**Short task:**
Restate the data exactly as given and keep the pictures out.

_ _ _

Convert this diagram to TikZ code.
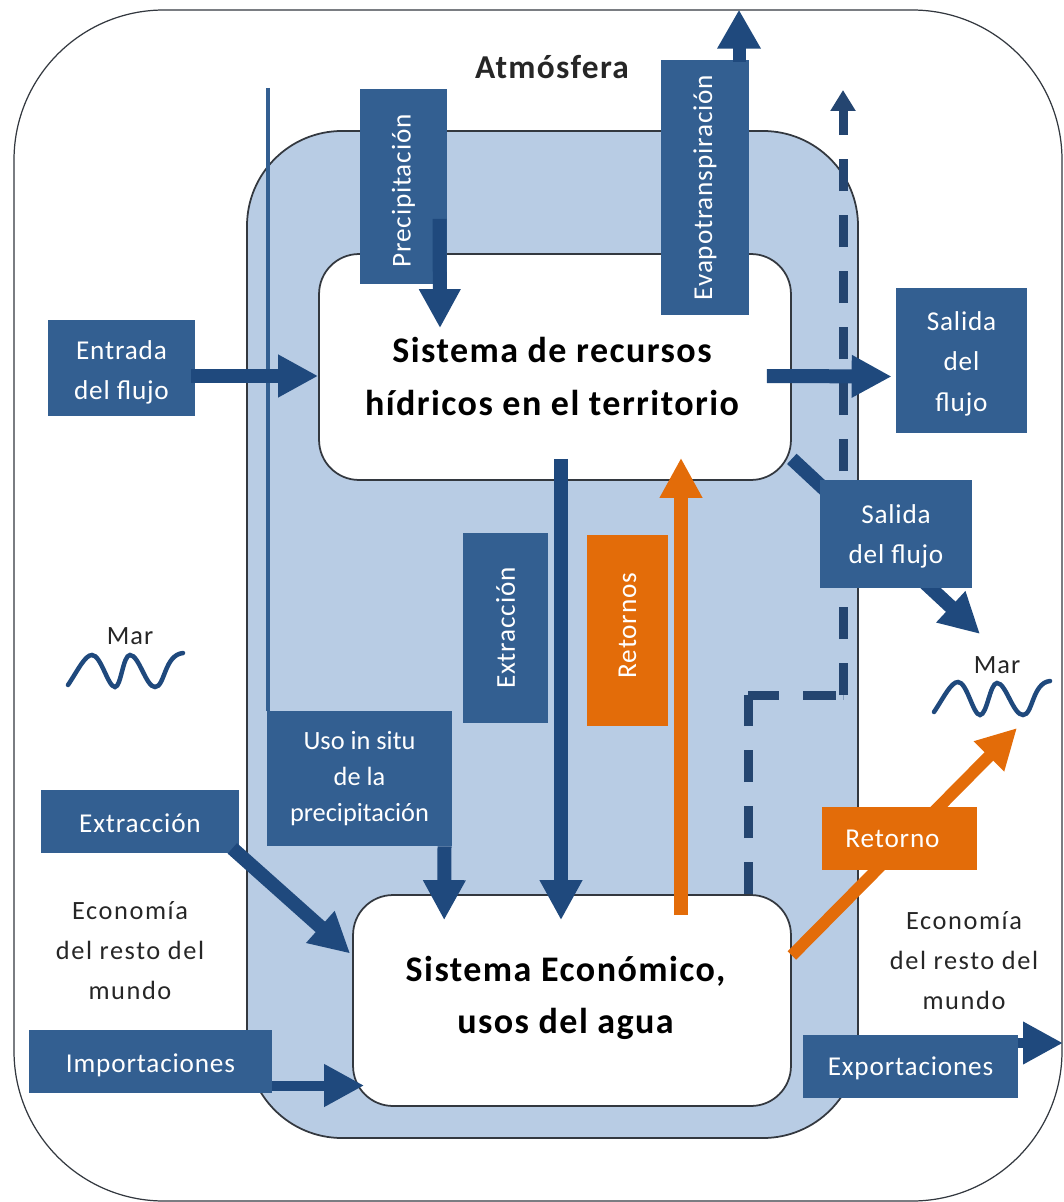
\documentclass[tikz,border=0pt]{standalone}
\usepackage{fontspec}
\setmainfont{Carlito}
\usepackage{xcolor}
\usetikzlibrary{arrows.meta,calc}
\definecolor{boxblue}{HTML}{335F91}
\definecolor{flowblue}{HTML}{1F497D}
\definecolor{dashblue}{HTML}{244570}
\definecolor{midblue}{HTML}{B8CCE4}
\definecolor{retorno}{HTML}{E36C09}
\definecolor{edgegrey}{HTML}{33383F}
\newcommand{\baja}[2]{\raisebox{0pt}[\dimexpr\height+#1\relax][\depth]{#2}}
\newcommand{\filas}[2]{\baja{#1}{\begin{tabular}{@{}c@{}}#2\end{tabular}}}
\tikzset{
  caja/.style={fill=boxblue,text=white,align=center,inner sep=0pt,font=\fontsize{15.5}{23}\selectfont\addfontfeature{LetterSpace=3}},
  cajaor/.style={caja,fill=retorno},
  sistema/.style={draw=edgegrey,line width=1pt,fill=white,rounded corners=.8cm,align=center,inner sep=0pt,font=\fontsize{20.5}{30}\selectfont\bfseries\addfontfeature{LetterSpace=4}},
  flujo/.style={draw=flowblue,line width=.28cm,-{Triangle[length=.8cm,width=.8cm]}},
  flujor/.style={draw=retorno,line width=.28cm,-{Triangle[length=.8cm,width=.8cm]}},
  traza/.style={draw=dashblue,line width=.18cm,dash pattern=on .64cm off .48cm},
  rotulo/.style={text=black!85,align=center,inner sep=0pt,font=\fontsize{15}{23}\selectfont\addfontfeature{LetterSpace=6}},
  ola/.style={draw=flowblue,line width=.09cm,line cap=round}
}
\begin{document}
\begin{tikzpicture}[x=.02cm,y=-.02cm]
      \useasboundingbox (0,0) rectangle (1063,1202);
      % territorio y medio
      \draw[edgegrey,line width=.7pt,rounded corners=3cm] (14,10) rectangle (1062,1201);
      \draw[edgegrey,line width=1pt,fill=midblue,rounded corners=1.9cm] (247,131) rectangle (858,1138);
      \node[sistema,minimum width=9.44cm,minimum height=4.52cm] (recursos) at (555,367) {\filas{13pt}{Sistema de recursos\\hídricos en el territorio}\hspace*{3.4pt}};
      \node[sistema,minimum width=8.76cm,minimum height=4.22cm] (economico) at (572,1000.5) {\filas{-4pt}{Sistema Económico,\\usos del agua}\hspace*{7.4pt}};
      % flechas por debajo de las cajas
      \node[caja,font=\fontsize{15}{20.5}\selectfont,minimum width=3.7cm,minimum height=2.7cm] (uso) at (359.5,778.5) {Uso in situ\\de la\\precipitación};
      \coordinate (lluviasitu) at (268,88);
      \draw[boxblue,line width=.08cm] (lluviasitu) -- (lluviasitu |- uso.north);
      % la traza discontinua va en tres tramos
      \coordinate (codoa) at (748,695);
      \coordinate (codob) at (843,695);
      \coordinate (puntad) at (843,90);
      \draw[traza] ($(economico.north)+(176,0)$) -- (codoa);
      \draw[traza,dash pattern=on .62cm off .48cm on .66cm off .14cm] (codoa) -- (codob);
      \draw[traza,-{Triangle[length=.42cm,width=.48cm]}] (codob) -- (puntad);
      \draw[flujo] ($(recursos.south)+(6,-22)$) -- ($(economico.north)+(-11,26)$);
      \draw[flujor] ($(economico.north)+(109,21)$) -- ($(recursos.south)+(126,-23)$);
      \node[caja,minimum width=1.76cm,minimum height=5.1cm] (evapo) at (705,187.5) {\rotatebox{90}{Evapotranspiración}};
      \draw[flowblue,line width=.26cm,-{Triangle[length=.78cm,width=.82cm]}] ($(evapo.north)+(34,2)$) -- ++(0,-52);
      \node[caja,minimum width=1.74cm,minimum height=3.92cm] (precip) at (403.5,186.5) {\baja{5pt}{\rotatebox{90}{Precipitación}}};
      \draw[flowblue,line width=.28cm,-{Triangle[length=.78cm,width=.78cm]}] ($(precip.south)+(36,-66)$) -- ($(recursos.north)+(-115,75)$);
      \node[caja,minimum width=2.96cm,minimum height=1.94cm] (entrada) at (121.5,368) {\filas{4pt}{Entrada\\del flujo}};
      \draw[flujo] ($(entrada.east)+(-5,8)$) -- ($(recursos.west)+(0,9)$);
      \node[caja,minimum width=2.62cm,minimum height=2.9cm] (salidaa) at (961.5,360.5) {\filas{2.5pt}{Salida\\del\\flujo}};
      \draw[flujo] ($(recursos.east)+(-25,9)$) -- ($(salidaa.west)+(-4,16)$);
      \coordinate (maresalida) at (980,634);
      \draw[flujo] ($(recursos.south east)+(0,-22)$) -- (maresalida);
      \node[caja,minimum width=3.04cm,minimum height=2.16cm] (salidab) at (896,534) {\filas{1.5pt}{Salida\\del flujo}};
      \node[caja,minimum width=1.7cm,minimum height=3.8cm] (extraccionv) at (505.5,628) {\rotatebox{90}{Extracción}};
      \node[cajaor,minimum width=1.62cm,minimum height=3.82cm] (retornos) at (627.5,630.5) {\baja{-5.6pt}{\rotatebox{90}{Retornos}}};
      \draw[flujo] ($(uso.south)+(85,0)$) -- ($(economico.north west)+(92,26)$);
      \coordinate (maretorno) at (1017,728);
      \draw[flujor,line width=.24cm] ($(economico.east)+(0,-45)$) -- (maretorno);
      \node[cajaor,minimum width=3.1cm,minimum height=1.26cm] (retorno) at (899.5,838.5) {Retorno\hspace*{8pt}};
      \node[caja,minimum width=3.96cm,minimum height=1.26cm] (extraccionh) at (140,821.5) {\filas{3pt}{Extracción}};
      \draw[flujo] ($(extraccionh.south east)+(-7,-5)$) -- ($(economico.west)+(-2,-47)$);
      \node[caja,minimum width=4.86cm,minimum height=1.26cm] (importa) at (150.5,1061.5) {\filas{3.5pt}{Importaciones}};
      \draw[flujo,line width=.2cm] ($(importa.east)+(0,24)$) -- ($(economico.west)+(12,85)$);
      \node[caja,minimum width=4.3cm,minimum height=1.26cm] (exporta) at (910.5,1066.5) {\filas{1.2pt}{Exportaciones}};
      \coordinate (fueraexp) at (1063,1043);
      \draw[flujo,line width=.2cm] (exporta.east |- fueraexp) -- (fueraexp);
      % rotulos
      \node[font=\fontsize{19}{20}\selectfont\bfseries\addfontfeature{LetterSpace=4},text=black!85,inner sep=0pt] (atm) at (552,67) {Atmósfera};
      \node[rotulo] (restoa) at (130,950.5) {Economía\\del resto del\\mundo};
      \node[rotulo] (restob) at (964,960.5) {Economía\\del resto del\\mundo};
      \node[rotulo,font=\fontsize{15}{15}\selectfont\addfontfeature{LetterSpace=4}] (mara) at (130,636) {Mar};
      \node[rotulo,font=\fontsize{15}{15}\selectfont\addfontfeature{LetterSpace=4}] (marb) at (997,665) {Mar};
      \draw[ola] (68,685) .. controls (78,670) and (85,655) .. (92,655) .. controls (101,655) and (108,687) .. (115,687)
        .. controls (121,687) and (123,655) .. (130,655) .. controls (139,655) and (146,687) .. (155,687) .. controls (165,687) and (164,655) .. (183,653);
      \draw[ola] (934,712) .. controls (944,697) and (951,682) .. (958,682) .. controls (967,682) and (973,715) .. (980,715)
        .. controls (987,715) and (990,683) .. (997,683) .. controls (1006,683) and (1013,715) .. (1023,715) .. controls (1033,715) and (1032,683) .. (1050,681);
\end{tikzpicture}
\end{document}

_ _ _

**Answer to the exercise:**
Convert this diagram to TikZ code.
\documentclass[tikz,border=0pt]{standalone}
\usepackage{fontspec}
\setmainfont{Carlito}
\usepackage{xcolor}
\usetikzlibrary{arrows.meta,calc}
\definecolor{boxblue}{HTML}{335F91}
\definecolor{flowblue}{HTML}{1F497D}
\definecolor{dashblue}{HTML}{244570}
\definecolor{midblue}{HTML}{B8CCE4}
\definecolor{retorno}{HTML}{E36C09}
\definecolor{edgegrey}{HTML}{33383F}
\newcommand{\baja}[2]{\raisebox{0pt}[\dimexpr\height+#1\relax][\depth]{#2}}
\newcommand{\filas}[2]{\baja{#1}{\begin{tabular}{@{}c@{}}#2\end{tabular}}}
\tikzset{
  caja/.style={fill=boxblue,text=white,align=center,inner sep=0pt,font=\fontsize{15.5}{23}\selectfont\addfontfeature{LetterSpace=3}},
  cajaor/.style={caja,fill=retorno},
  sistema/.style={draw=edgegrey,line width=1pt,fill=white,rounded corners=.8cm,align=center,inner sep=0pt,font=\fontsize{20.5}{30}\selectfont\bfseries\addfontfeature{LetterSpace=4}},
  flujo/.style={draw=flowblue,line width=.28cm,-{Triangle[length=.8cm,width=.8cm]}},
  flujor/.style={draw=retorno,line width=.28cm,-{Triangle[length=.8cm,width=.8cm]}},
  traza/.style={draw=dashblue,line width=.18cm,dash pattern=on .64cm off .48cm},
  rotulo/.style={text=black!85,align=center,inner sep=0pt,font=\fontsize{15}{23}\selectfont\addfontfeature{LetterSpace=6}},
  ola/.style={draw=flowblue,line width=.09cm,line cap=round}
}
\begin{document}
\begin{tikzpicture}[x=.02cm,y=-.02cm]
      \useasboundingbox (0,0) rectangle (1063,1202);
      % territorio y medio
      \draw[edgegrey,line width=.7pt,rounded corners=3cm] (14,10) rectangle (1062,1201);
      \draw[edgegrey,line width=1pt,fill=midblue,rounded corners=1.9cm] (247,131) rectangle (858,1138);
      \node[sistema,minimum width=9.44cm,minimum height=4.52cm] (recursos) at (555,367) {\filas{13pt}{Sistema de recursos\\hídricos en el territorio}\hspace*{3.4pt}};
      \node[sistema,minimum width=8.76cm,minimum height=4.22cm] (economico) at (572,1000.5) {\filas{-4pt}{Sistema Económico,\\usos del agua}\hspace*{7.4pt}};
      % flechas por debajo de las cajas
      \node[caja,font=\fontsize{15}{20.5}\selectfont,minimum width=3.7cm,minimum height=2.7cm] (uso) at (359.5,778.5) {Uso in situ\\de la\\precipitación};
      \coordinate (lluviasitu) at (268,88);
      \draw[boxblue,line width=.08cm] (lluviasitu) -- (lluviasitu |- uso.north);
      % la traza discontinua va en tres tramos
      \coordinate (codoa) at (748,695);
      \coordinate (codob) at (843,695);
      \coordinate (puntad) at (843,90);
      \draw[traza] ($(economico.north)+(176,0)$) -- (codoa);
      \draw[traza,dash pattern=on .62cm off .48cm on .66cm off .14cm] (codoa) -- (codob);
      \draw[traza,-{Triangle[length=.42cm,width=.48cm]}] (codob) -- (puntad);
      \draw[flujo] ($(recursos.south)+(6,-22)$) -- ($(economico.north)+(-11,26)$);
      \draw[flujor] ($(economico.north)+(109,21)$) -- ($(recursos.south)+(126,-23)$);
      \node[caja,minimum width=1.76cm,minimum height=5.1cm] (evapo) at (705,187.5) {\rotatebox{90}{Evapotranspiración}};
      \draw[flowblue,line width=.26cm,-{Triangle[length=.78cm,width=.82cm]}] ($(evapo.north)+(34,2)$) -- ++(0,-52);
      \node[caja,minimum width=1.74cm,minimum height=3.92cm] (precip) at (403.5,186.5) {\baja{5pt}{\rotatebox{90}{Precipitación}}};
      \draw[flowblue,line width=.28cm,-{Triangle[length=.78cm,width=.78cm]}] ($(precip.south)+(36,-66)$) -- ($(recursos.north)+(-115,75)$);
      \node[caja,minimum width=2.96cm,minimum height=1.94cm] (entrada) at (121.5,368) {\filas{4pt}{Entrada\\del flujo}};
      \draw[flujo] ($(entrada.east)+(-5,8)$) -- ($(recursos.west)+(0,9)$);
      \node[caja,minimum width=2.62cm,minimum height=2.9cm] (salidaa) at (961.5,360.5) {\filas{2.5pt}{Salida\\del\\flujo}};
      \draw[flujo] ($(recursos.east)+(-25,9)$) -- ($(salidaa.west)+(-4,16)$);
      \coordinate (maresalida) at (980,634);
      \draw[flujo] ($(recursos.south east)+(0,-22)$) -- (maresalida);
      \node[caja,minimum width=3.04cm,minimum height=2.16cm] (salidab) at (896,534) {\filas{1.5pt}{Salida\\del flujo}};
      \node[caja,minimum width=1.7cm,minimum height=3.8cm] (extraccionv) at (505.5,628) {\rotatebox{90}{Extracción}};
      \node[cajaor,minimum width=1.62cm,minimum height=3.82cm] (retornos) at (627.5,630.5) {\baja{-5.6pt}{\rotatebox{90}{Retornos}}};
      \draw[flujo] ($(uso.south)+(85,0)$) -- ($(economico.north west)+(92,26)$);
      \coordinate (maretorno) at (1017,728);
      \draw[flujor,line width=.24cm] ($(economico.east)+(0,-45)$) -- (maretorno);
      \node[cajaor,minimum width=3.1cm,minimum height=1.26cm] (retorno) at (899.5,838.5) {Retorno\hspace*{8pt}};
      \node[caja,minimum width=3.96cm,minimum height=1.26cm] (extraccionh) at (140,821.5) {\filas{3pt}{Extracción}};
      \draw[flujo] ($(extraccionh.south east)+(-7,-5)$) -- ($(economico.west)+(-2,-47)$);
      \node[caja,minimum width=4.86cm,minimum height=1.26cm] (importa) at (150.5,1061.5) {\filas{3.5pt}{Importaciones}};
      \draw[flujo,line width=.2cm] ($(importa.east)+(0,24)$) -- ($(economico.west)+(12,85)$);
      \node[caja,minimum width=4.3cm,minimum height=1.26cm] (exporta) at (910.5,1066.5) {\filas{1.2pt}{Exportaciones}};
      \coordinate (fueraexp) at (1063,1043);
      \draw[flujo,line width=.2cm] (exporta.east |- fueraexp) -- (fueraexp);
      % rotulos
      \node[font=\fontsize{19}{20}\selectfont\bfseries\addfontfeature{LetterSpace=4},text=black!85,inner sep=0pt] (atm) at (552,67) {Atmósfera};
      \node[rotulo] (restoa) at (130,950.5) {Economía\\del resto del\\mundo};
      \node[rotulo] (restob) at (964,960.5) {Economía\\del resto del\\mundo};
      \node[rotulo,font=\fontsize{15}{15}\selectfont\addfontfeature{LetterSpace=4}] (mara) at (130,636) {Mar};
      \node[rotulo,font=\fontsize{15}{15}\selectfont\addfontfeature{LetterSpace=4}] (marb) at (997,665) {Mar};
      \draw[ola] (68,685) .. controls (78,670) and (85,655) .. (92,655) .. controls (101,655) and (108,687) .. (115,687)
        .. controls (121,687) and (123,655) .. (130,655) .. controls (139,655) and (146,687) .. (155,687) .. controls (165,687) and (164,655) .. (183,653);
      \draw[ola] (934,712) .. controls (944,697) and (951,682) .. (958,682) .. controls (967,682) and (973,715) .. (980,715)
        .. controls (987,715) and (990,683) .. (997,683) .. controls (1006,683) and (1013,715) .. (1023,715) .. controls (1033,715) and (1032,683) .. (1050,681);
\end{tikzpicture}
\end{document}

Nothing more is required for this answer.